*Description of the task*
Give every line of the data again, unchanged, but with no pictures.

*Stored data*
'''

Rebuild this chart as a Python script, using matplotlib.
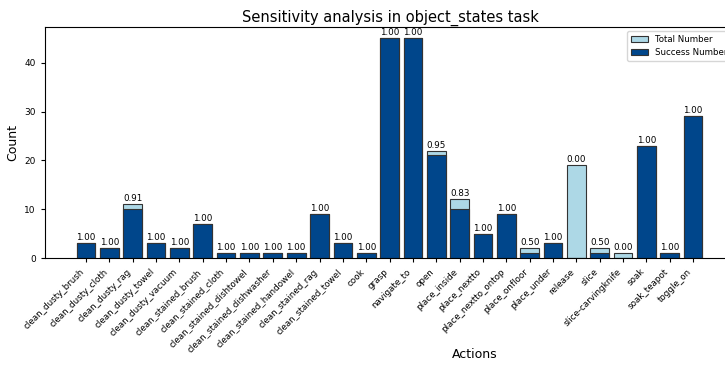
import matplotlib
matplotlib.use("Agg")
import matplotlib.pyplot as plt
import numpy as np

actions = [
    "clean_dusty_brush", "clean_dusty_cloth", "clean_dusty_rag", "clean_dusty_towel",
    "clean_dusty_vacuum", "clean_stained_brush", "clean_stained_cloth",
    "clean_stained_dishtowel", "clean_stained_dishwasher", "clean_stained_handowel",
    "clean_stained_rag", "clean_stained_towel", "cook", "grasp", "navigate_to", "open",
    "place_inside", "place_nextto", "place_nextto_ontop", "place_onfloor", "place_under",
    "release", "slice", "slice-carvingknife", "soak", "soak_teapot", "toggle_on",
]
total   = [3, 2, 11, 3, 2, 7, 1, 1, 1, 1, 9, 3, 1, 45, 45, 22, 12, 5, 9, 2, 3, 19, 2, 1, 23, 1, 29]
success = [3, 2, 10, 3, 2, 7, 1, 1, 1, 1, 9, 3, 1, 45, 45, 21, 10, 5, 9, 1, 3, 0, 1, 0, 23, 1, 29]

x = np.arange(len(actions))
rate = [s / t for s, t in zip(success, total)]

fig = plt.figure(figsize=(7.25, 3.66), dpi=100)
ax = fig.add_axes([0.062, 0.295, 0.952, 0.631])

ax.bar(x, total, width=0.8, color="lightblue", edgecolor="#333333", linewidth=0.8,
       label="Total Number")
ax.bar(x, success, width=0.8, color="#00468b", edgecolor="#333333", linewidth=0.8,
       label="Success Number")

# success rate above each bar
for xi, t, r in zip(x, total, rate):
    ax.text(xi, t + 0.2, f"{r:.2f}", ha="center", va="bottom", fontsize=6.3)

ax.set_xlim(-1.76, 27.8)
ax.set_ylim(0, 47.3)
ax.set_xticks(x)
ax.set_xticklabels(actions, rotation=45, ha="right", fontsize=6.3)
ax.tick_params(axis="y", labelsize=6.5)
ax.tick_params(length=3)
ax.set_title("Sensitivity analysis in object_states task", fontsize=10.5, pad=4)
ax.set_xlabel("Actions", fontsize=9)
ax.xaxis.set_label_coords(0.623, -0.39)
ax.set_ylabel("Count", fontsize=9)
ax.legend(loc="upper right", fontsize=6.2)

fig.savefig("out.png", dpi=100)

'''

*Worked answer*
Rebuild this chart as a Python script, using matplotlib.
import matplotlib
matplotlib.use("Agg")
import matplotlib.pyplot as plt
import numpy as np

actions = [
    "clean_dusty_brush", "clean_dusty_cloth", "clean_dusty_rag", "clean_dusty_towel",
    "clean_dusty_vacuum", "clean_stained_brush", "clean_stained_cloth",
    "clean_stained_dishtowel", "clean_stained_dishwasher", "clean_stained_handowel",
    "clean_stained_rag", "clean_stained_towel", "cook", "grasp", "navigate_to", "open",
    "place_inside", "place_nextto", "place_nextto_ontop", "place_onfloor", "place_under",
    "release", "slice", "slice-carvingknife", "soak", "soak_teapot", "toggle_on",
]
total   = [3, 2, 11, 3, 2, 7, 1, 1, 1, 1, 9, 3, 1, 45, 45, 22, 12, 5, 9, 2, 3, 19, 2, 1, 23, 1, 29]
success = [3, 2, 10, 3, 2, 7, 1, 1, 1, 1, 9, 3, 1, 45, 45, 21, 10, 5, 9, 1, 3, 0, 1, 0, 23, 1, 29]

x = np.arange(len(actions))
rate = [s / t for s, t in zip(success, total)]

fig = plt.figure(figsize=(7.25, 3.66), dpi=100)
ax = fig.add_axes([0.062, 0.295, 0.952, 0.631])

ax.bar(x, total, width=0.8, color="lightblue", edgecolor="#333333", linewidth=0.8,
       label="Total Number")
ax.bar(x, success, width=0.8, color="#00468b", edgecolor="#333333", linewidth=0.8,
       label="Success Number")

# success rate above each bar
for xi, t, r in zip(x, total, rate):
    ax.text(xi, t + 0.2, f"{r:.2f}", ha="center", va="bottom", fontsize=6.3)

ax.set_xlim(-1.76, 27.8)
ax.set_ylim(0, 47.3)
ax.set_xticks(x)
ax.set_xticklabels(actions, rotation=45, ha="right", fontsize=6.3)
ax.tick_params(axis="y", labelsize=6.5)
ax.tick_params(length=3)
ax.set_title("Sensitivity analysis in object_states task", fontsize=10.5, pad=4)
ax.set_xlabel("Actions", fontsize=9)
ax.xaxis.set_label_coords(0.623, -0.39)
ax.set_ylabel("Count", fontsize=9)
ax.legend(loc="upper right", fontsize=6.2)

fig.savefig("out.png", dpi=100)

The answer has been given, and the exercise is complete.